I suggest getting the muffler attachment for it as well, really helps keep the noise down.

Also Rigid has a lifetime warranty so if it ever does burn out I know the warranty will be there for a replacement.


----------



## davidroberts (Nov 8, 2008)

i'll just add that I saw a vacuum motor attachment you put on a 5 gallon bucket. I think I saw it at lowes for $20. seems like one per portable machine could be a good deal.


----------



## JohnGray (Oct 6, 2007)

I have a Ridgid and I love it.


----------



## dvhart (Feb 22, 2010)

Thanks for all the feedback folks. I went to the local HD planning on picking up a 16G version, but when faced with them, they were just to darn big! I opted for the much less expensive 14G model and picked up the longer more flexible hose as well as a few accessories, like the dust bag. So far I've been pleased with it, but will report back after I've used it more.


----------



## Sarit (Oct 21, 2009)

Make sure you get one that can accept a bag.
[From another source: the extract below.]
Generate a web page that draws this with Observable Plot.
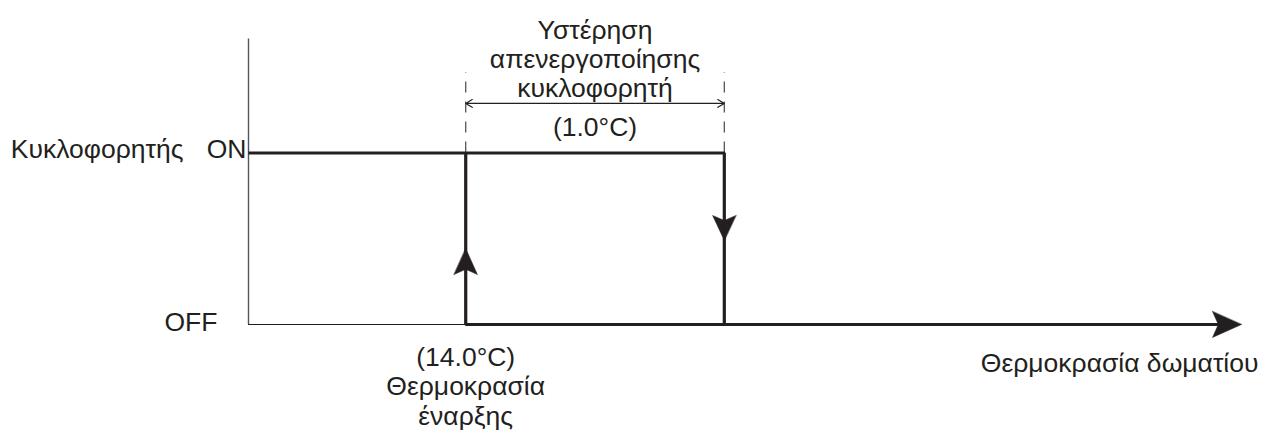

Ironically you get more suction overall because the bag keeps the filters from getting clogged so fast. I sold my old 12g ridgid b/c it couldn't support a bag and bought a Craftsman 20g. The craftsman is nice, but comparing the two, the ridgid motor stays cool after extended use and the hose connections are better. If I had to do it again I would have bought this: Ridgid WD1450 14-Gallon 6-Horsepower Wet/Dry Vacuum which has the capability for a bag.


----------



## dvhart (Feb 22, 2010)

@Sarit, yes the WD1450 is the model I picked up, along with 2 extra filters, 3 bags, etc. At $99 it seems to be right at the knee of the price/feature curve.


----------